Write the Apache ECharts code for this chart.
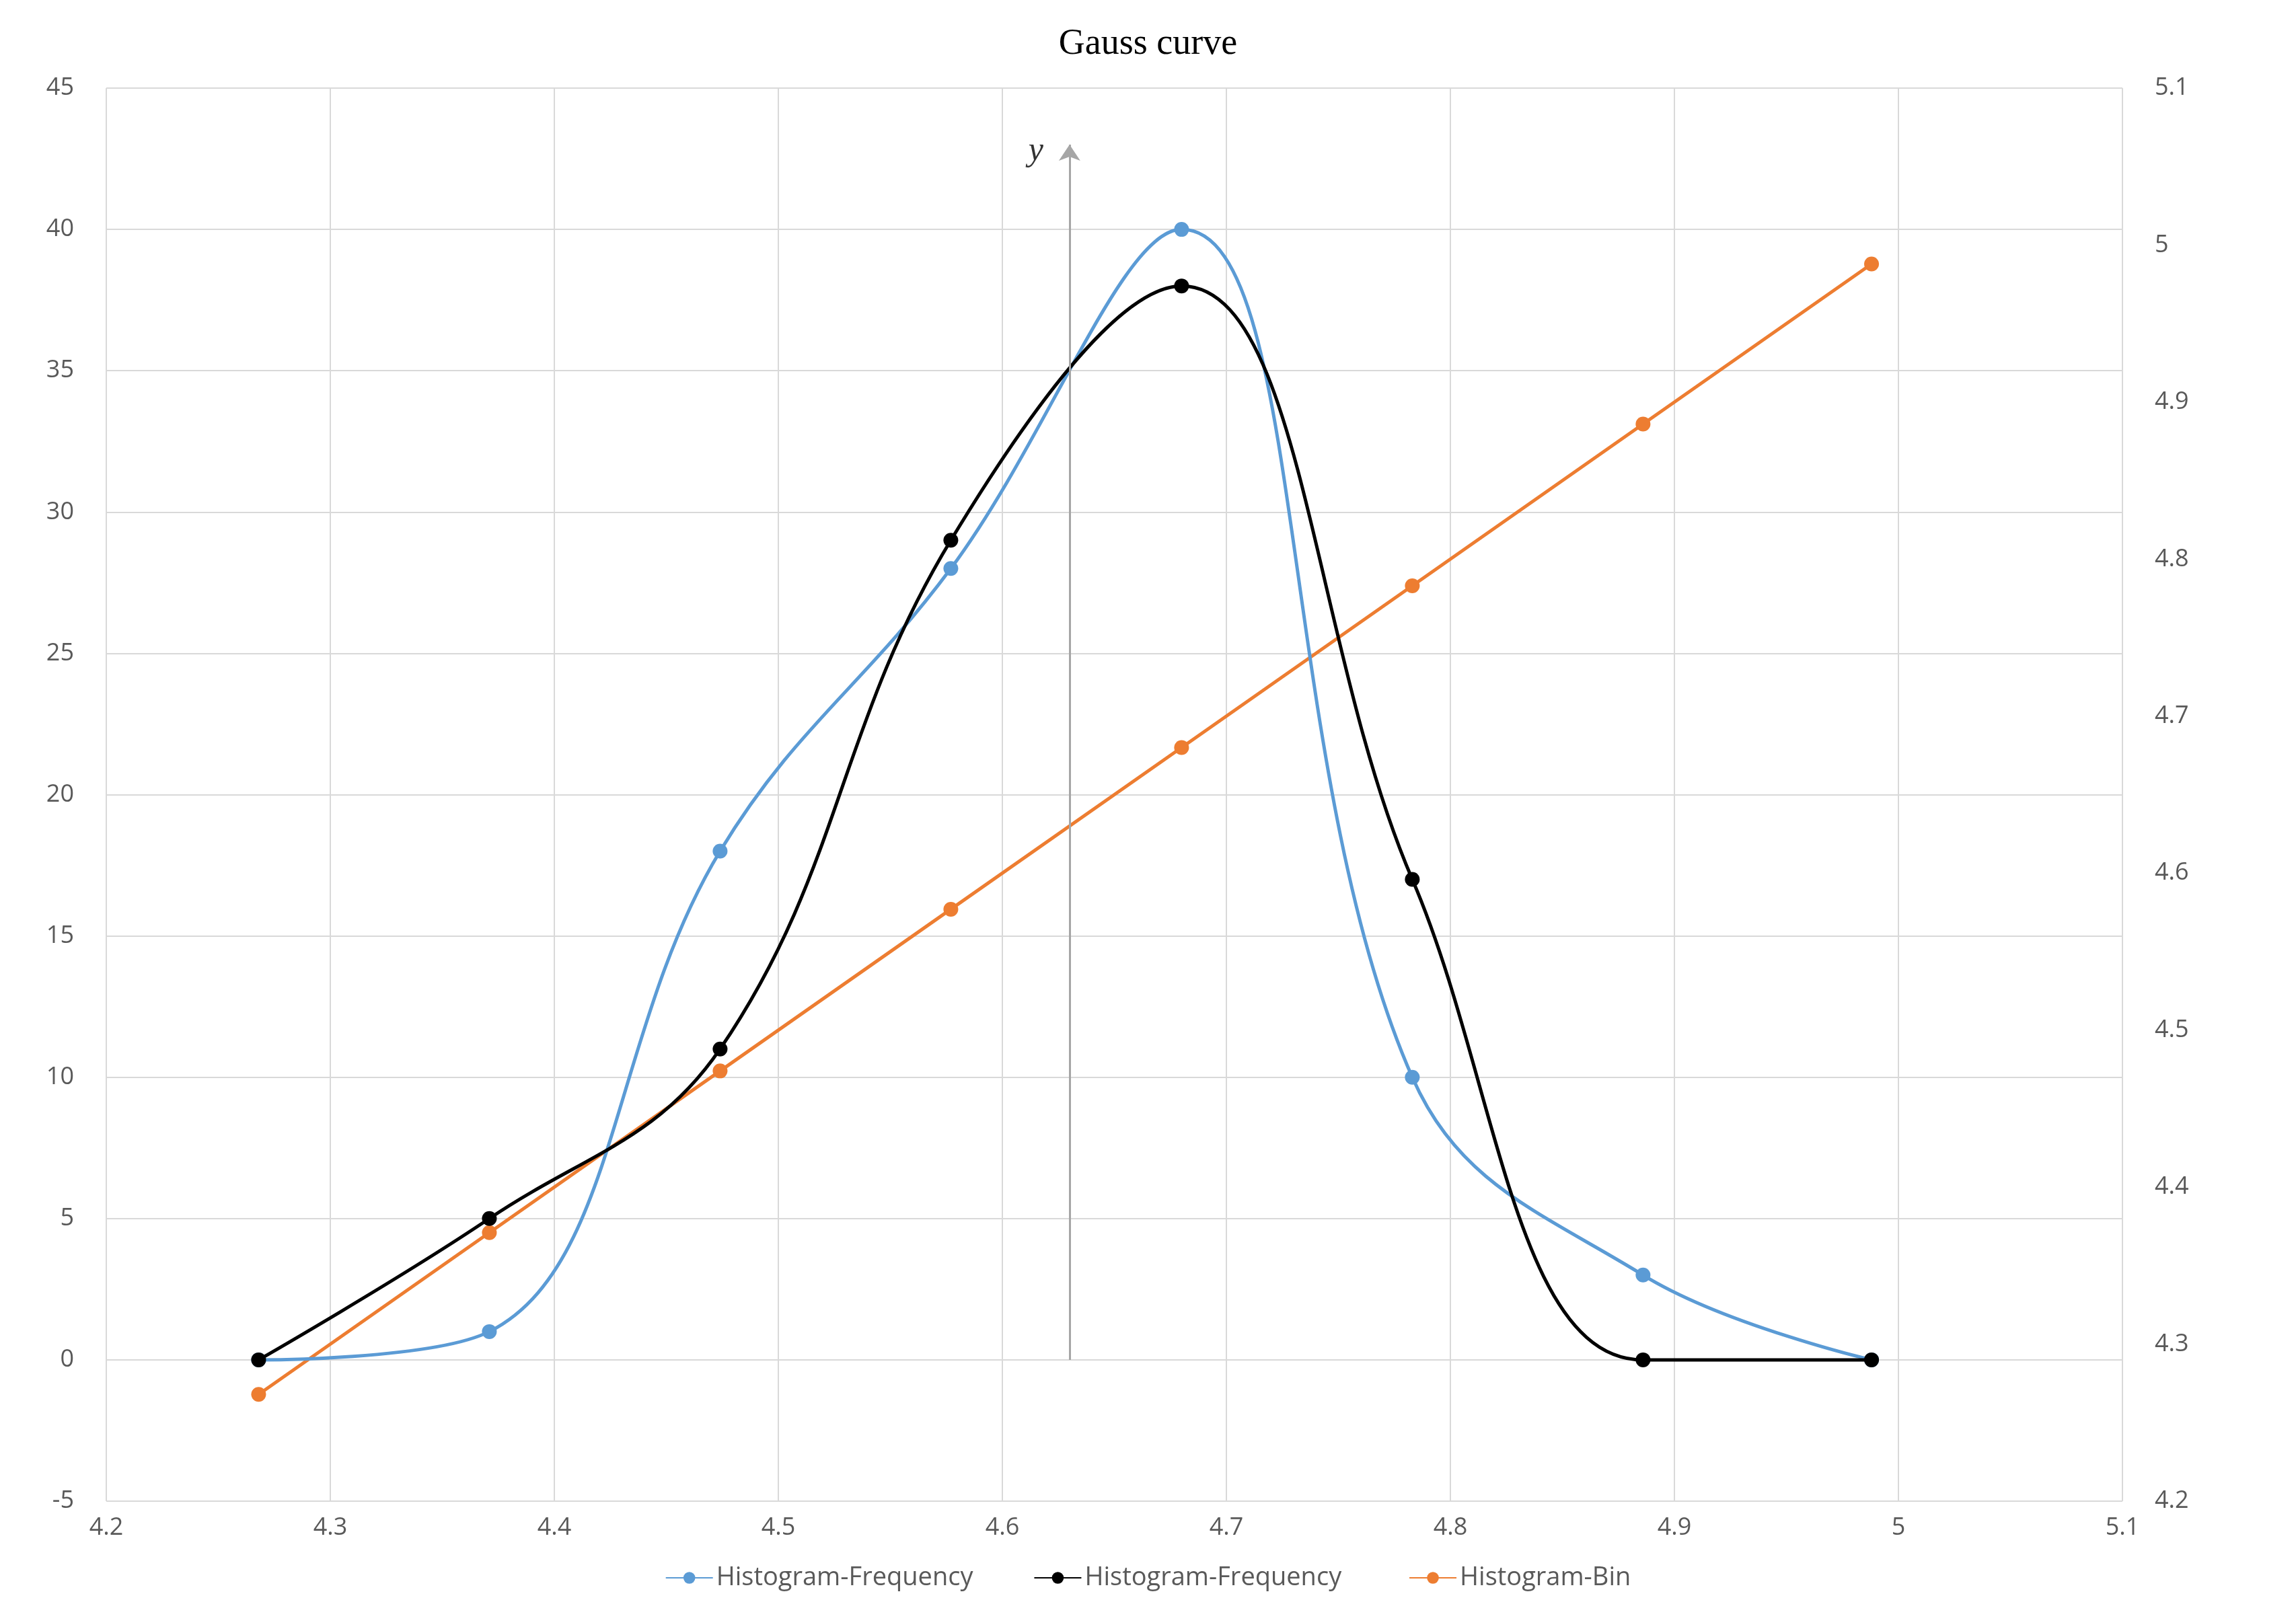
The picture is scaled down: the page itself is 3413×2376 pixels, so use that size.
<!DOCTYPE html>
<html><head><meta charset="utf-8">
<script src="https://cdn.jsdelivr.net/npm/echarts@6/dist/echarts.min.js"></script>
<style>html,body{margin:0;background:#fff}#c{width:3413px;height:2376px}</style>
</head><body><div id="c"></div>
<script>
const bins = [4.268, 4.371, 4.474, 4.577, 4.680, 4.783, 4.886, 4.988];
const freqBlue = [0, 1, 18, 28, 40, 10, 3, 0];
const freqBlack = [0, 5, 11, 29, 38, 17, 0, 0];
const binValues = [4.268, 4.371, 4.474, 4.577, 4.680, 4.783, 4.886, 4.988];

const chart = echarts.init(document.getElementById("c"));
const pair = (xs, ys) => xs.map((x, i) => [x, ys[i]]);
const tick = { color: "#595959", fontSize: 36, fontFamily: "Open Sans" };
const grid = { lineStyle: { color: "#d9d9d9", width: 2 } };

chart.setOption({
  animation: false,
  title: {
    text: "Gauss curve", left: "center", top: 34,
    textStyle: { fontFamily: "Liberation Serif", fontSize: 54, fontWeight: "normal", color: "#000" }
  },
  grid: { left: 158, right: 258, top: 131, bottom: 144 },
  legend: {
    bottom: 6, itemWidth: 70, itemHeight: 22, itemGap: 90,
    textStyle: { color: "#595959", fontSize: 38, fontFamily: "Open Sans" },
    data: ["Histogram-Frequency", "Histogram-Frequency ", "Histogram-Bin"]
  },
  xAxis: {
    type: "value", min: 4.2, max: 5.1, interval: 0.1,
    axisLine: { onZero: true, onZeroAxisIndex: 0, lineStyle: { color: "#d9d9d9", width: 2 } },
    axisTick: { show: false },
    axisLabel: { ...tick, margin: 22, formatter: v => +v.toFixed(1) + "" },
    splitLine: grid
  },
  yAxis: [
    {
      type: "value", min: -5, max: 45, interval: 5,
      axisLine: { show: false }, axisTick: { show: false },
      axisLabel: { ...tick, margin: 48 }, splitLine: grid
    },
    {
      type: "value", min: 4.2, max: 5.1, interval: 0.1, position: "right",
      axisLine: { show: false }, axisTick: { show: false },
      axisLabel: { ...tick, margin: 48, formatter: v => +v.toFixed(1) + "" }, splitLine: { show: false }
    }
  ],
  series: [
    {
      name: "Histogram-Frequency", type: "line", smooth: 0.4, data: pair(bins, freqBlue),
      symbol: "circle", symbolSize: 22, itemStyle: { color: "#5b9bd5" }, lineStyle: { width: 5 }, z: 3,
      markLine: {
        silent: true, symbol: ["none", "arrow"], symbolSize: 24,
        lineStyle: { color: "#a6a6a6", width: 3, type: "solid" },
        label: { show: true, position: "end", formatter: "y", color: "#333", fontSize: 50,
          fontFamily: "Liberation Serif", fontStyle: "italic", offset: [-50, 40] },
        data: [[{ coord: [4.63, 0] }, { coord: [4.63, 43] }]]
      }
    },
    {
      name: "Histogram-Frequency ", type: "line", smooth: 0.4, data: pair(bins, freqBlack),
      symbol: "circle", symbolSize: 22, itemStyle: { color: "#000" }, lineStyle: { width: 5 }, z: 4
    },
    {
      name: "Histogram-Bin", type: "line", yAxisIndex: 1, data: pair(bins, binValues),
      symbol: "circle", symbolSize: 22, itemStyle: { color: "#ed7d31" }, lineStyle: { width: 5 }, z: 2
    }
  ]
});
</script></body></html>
---
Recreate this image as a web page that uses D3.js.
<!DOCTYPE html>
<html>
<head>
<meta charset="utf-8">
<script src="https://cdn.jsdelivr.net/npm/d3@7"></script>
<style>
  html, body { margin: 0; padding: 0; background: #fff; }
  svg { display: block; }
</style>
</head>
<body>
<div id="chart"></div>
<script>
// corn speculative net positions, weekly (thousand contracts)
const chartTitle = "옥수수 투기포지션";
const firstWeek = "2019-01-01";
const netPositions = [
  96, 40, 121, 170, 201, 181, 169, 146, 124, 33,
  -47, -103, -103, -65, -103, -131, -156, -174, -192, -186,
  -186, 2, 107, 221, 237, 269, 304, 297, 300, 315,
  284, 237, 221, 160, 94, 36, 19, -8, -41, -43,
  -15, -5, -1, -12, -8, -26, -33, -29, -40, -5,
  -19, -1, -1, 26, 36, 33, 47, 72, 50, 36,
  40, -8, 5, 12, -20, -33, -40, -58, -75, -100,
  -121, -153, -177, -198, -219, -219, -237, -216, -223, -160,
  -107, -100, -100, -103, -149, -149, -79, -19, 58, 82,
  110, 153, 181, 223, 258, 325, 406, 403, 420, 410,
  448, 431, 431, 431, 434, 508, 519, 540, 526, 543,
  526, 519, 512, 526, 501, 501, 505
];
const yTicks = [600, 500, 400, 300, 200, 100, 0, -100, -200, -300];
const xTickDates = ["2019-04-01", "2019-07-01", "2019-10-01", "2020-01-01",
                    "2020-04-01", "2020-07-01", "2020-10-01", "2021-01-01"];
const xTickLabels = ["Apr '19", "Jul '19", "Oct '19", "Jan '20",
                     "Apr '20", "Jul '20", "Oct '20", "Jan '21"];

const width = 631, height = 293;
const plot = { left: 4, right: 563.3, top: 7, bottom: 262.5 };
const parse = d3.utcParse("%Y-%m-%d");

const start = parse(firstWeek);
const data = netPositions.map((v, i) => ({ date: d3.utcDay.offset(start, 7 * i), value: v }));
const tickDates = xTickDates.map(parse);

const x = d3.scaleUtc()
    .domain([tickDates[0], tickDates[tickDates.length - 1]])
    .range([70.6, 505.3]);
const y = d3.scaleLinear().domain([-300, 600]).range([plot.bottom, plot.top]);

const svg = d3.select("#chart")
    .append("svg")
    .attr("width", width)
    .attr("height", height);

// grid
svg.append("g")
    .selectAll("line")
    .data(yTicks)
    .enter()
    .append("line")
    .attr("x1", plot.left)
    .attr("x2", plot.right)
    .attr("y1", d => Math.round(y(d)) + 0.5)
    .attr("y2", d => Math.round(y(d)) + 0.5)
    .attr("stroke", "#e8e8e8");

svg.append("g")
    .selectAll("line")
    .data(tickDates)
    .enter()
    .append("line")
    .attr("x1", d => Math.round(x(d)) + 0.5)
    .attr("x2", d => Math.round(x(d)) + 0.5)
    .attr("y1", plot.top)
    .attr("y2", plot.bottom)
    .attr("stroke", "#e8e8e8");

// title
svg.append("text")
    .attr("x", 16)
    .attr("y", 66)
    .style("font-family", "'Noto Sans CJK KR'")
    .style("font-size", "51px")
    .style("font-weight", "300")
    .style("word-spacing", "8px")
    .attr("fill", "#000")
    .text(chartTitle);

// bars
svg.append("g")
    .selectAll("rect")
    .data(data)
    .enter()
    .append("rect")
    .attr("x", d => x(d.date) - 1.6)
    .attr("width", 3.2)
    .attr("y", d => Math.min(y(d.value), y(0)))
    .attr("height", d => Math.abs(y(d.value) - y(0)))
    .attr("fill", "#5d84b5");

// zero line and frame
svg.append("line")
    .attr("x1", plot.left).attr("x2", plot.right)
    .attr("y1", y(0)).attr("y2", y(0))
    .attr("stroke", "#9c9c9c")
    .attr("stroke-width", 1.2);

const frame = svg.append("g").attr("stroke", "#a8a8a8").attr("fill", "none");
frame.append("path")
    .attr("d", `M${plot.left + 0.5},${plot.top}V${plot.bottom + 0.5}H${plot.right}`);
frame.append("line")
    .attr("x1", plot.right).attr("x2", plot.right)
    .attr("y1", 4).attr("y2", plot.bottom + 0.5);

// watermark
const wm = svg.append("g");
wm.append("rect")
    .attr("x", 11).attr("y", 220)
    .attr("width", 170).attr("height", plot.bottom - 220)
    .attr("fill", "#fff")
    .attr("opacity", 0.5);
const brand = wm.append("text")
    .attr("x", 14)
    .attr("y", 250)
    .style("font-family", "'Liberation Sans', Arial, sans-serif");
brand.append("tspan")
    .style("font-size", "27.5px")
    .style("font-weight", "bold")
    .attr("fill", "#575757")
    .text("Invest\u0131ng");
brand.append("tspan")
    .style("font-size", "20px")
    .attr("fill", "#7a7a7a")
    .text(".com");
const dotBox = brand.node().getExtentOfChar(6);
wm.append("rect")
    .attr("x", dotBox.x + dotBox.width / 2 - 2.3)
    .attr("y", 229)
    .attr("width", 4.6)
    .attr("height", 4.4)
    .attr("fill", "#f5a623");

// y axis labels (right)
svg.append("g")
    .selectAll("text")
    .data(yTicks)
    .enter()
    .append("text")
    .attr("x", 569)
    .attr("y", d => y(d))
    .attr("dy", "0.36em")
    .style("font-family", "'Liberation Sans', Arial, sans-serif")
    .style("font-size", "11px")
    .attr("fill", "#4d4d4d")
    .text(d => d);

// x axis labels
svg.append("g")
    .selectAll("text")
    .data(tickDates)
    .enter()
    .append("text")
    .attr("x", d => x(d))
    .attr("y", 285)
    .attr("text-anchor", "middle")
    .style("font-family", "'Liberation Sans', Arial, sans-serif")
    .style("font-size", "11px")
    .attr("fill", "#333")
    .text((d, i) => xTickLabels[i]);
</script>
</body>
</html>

> What is needed
In the records above, find each line with the word "page" and copy it.

> Exercise solution
The picture is scaled down: the page itself is 3413×2376 pixels, so use that size.
Recreate this image as a web page that uses D3.js.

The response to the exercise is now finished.